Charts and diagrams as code
[Begin]

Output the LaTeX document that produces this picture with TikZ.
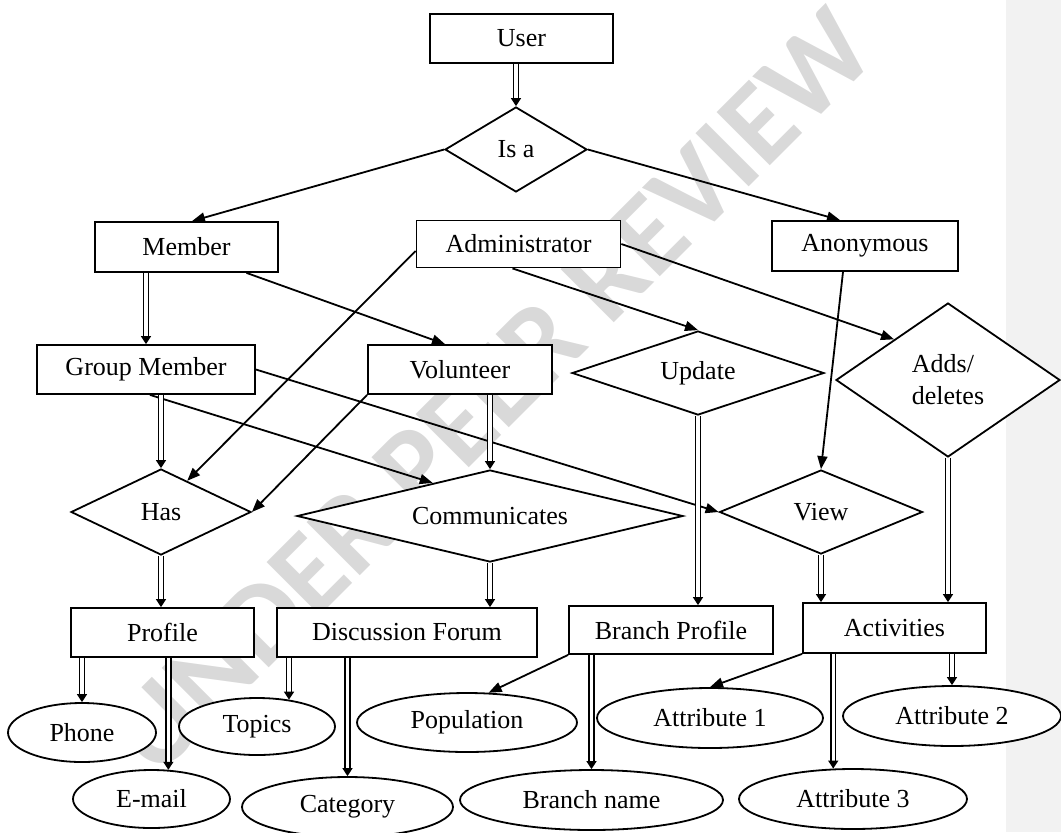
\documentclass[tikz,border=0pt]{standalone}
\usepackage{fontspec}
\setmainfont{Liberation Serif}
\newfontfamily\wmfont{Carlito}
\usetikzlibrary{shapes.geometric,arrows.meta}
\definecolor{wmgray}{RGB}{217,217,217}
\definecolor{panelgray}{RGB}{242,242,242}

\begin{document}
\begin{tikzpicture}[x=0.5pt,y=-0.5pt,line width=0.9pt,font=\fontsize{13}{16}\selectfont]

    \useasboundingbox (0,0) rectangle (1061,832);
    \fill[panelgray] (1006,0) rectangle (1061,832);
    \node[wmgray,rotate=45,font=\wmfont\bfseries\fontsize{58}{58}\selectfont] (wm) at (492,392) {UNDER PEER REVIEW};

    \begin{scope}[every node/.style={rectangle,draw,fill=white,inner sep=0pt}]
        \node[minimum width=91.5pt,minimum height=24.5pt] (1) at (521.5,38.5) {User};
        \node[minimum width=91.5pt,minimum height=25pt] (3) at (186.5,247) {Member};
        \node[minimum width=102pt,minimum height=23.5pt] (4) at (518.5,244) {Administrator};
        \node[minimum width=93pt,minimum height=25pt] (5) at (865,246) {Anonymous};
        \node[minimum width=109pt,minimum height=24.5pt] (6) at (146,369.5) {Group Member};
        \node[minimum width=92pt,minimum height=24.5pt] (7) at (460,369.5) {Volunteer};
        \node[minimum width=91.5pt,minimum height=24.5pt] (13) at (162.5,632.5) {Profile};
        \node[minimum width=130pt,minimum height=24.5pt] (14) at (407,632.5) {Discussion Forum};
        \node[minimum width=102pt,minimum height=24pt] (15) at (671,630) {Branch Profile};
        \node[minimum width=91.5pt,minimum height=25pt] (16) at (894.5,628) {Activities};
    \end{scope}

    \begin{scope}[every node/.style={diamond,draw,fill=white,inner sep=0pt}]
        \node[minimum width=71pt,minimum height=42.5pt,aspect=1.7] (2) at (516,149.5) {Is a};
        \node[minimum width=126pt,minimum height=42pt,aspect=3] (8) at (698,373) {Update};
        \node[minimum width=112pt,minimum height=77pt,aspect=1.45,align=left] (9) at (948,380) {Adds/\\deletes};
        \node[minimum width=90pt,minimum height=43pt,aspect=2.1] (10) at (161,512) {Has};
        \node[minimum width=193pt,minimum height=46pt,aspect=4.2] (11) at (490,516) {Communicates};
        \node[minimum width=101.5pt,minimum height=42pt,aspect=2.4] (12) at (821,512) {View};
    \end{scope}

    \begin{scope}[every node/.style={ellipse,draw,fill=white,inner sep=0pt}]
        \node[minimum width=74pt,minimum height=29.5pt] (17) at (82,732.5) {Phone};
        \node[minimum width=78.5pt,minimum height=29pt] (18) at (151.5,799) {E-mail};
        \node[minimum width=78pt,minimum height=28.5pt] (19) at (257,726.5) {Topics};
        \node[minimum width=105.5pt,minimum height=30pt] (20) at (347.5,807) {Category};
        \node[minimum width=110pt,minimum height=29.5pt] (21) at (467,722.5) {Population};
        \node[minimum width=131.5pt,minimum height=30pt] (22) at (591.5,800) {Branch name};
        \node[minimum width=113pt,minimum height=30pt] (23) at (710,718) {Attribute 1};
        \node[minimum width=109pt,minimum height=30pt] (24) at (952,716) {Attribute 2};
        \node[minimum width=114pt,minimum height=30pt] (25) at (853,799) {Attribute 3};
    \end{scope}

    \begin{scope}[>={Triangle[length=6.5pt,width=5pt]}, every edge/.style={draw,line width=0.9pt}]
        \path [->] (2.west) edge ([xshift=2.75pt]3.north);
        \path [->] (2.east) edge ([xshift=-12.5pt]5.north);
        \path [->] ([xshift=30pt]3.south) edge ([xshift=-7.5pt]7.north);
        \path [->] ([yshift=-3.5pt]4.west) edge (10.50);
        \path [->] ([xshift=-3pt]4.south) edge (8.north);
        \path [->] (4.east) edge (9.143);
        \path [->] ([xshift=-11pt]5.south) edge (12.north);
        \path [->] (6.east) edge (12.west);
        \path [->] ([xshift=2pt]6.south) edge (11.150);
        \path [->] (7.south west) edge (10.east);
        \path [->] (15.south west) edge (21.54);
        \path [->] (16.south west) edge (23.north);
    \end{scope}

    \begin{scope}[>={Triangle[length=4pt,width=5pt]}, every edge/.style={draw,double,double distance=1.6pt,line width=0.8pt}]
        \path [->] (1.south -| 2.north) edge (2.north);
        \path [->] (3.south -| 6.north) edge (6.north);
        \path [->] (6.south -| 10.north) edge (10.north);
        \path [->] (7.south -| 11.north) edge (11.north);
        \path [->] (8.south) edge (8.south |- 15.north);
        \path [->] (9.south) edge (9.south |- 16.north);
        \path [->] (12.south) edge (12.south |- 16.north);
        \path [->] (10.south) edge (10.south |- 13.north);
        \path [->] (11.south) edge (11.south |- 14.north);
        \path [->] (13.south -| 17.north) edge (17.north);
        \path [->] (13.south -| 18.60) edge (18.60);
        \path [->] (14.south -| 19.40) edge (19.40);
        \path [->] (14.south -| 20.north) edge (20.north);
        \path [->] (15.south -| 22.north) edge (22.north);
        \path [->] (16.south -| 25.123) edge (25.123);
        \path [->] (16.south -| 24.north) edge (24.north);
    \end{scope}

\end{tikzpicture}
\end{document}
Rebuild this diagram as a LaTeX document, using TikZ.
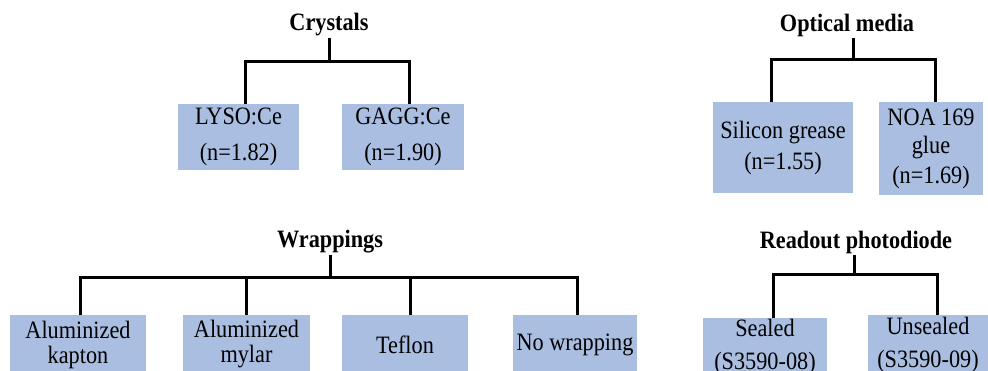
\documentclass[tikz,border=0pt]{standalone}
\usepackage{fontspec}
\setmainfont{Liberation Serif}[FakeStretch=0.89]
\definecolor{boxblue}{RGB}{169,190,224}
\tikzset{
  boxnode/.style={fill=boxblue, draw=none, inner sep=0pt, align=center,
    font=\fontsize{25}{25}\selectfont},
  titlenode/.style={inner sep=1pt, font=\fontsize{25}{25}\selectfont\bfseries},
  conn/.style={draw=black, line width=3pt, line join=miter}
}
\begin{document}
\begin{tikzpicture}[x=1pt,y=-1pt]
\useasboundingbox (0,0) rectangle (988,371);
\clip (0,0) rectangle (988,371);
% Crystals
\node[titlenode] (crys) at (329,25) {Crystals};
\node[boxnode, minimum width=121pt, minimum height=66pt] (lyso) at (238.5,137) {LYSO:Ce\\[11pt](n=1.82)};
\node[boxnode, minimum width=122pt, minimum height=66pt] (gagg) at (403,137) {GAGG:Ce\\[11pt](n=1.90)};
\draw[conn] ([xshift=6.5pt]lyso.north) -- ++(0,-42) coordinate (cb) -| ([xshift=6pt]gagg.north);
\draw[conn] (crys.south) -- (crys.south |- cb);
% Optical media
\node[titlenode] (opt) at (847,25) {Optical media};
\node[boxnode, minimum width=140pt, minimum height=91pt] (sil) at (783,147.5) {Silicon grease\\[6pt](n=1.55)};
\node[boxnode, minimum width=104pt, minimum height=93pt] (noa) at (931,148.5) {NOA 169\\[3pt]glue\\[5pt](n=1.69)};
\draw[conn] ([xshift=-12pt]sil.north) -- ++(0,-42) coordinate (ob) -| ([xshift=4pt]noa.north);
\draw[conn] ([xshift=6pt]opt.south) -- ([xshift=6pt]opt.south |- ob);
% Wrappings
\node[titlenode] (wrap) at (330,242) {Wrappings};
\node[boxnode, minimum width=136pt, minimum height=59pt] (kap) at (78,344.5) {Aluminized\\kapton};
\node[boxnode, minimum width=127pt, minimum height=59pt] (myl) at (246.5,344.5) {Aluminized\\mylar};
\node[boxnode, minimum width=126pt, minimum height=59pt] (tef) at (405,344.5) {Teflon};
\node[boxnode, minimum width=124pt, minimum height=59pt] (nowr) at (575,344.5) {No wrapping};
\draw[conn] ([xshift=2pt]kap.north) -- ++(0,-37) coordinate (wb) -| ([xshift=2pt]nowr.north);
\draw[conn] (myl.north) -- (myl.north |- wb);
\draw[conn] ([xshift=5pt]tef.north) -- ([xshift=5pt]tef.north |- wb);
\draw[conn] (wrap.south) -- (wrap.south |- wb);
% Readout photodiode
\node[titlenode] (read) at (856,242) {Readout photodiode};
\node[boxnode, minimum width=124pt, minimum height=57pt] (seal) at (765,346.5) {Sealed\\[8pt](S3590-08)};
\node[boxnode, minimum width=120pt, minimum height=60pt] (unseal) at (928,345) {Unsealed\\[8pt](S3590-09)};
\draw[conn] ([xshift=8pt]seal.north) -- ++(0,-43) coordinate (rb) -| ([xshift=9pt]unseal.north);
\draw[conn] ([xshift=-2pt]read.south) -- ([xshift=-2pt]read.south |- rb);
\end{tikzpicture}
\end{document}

[End]

Across the records, count the lines holding the string "this". Give the number and stop.

* [OUTPUT OF THE TASK]: 2